Direction.
Count the lines below that contain the word "document" and give only that number.

Raw data.
********************

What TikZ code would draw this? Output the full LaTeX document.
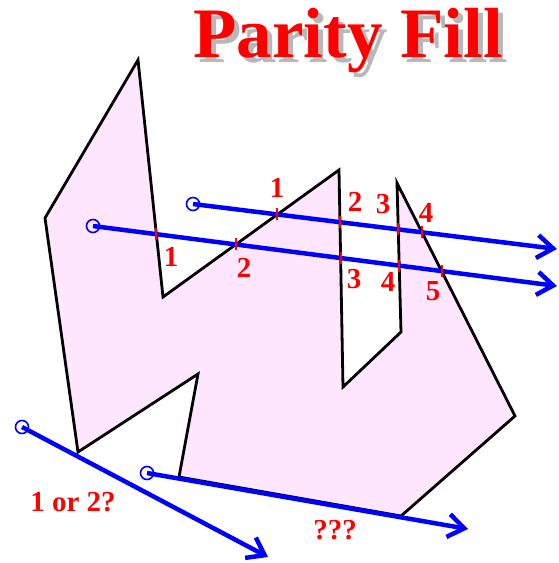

********************

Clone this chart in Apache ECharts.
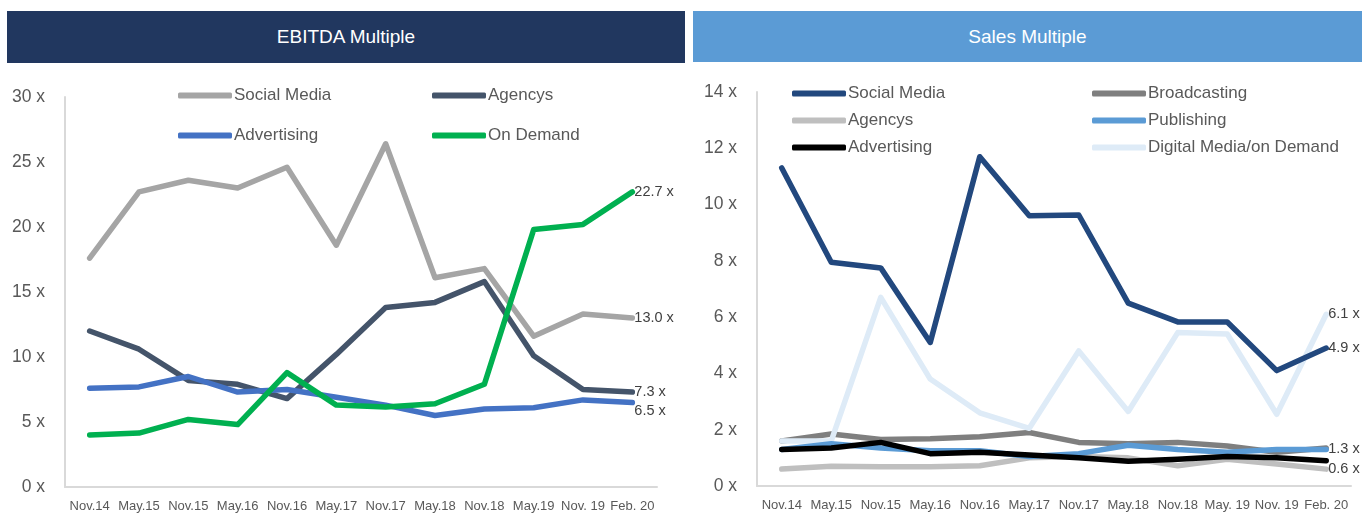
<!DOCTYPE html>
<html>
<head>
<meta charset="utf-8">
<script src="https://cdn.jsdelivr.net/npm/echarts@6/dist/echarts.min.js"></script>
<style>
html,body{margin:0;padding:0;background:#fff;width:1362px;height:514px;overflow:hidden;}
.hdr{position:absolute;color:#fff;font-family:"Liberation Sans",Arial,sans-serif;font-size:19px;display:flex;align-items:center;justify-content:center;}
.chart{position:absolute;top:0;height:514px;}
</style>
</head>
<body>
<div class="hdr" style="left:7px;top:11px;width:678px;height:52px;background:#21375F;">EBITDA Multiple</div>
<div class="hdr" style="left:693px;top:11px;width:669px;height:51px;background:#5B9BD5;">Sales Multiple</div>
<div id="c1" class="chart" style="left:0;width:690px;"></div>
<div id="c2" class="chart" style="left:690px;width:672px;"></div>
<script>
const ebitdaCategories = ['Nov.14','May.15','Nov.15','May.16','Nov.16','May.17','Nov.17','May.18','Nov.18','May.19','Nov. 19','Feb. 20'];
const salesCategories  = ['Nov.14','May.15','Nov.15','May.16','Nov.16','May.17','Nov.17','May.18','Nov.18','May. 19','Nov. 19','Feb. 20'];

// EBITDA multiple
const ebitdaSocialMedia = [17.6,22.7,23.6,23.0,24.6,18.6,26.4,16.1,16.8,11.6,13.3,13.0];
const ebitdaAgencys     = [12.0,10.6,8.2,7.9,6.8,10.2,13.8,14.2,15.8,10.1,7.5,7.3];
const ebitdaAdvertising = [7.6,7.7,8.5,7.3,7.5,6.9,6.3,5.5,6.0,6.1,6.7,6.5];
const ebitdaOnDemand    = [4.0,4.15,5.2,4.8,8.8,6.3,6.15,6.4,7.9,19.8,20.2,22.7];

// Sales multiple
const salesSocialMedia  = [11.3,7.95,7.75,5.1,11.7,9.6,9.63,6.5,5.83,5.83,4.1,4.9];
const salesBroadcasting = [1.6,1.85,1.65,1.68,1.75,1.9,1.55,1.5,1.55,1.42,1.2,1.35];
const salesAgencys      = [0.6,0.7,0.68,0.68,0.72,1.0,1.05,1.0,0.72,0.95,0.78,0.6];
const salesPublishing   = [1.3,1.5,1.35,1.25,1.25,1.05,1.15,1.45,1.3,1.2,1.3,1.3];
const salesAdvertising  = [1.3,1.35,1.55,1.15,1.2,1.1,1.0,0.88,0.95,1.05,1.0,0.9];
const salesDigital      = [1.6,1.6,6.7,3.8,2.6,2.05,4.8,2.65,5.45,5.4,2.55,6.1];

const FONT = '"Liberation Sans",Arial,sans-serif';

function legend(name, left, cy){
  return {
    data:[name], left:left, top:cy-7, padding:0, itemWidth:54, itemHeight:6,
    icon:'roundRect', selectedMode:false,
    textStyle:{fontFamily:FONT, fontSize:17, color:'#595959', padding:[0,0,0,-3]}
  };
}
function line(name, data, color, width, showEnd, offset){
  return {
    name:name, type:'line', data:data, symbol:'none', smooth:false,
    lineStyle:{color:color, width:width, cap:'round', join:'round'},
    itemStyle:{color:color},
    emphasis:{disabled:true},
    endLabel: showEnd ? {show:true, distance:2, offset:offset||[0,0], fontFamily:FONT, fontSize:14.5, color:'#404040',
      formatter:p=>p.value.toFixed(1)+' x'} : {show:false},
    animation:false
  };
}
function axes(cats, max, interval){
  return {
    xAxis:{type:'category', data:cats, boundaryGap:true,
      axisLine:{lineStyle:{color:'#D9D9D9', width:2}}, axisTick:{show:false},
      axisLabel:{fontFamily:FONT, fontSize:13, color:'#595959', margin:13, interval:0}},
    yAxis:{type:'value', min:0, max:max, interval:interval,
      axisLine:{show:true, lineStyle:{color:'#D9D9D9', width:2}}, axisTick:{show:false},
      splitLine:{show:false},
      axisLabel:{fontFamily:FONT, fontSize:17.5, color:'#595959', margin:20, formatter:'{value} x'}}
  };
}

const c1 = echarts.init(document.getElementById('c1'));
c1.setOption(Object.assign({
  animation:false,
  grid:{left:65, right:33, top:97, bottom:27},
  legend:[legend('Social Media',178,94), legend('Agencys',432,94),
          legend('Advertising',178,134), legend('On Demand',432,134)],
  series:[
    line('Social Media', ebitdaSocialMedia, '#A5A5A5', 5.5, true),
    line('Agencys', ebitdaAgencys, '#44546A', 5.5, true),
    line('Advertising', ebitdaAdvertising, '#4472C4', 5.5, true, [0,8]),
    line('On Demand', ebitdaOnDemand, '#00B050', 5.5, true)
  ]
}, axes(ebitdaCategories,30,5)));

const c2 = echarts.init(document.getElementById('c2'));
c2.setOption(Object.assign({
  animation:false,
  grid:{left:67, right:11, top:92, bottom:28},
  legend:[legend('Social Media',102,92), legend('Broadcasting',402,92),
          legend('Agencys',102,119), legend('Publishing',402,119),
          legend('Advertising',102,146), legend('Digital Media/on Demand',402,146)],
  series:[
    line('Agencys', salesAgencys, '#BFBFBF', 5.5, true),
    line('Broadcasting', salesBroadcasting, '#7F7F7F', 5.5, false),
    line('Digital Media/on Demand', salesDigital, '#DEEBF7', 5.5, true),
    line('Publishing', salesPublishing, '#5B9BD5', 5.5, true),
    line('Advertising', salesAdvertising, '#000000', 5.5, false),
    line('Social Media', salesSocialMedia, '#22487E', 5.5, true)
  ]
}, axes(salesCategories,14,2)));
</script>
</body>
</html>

********************

Result of this exercise.
3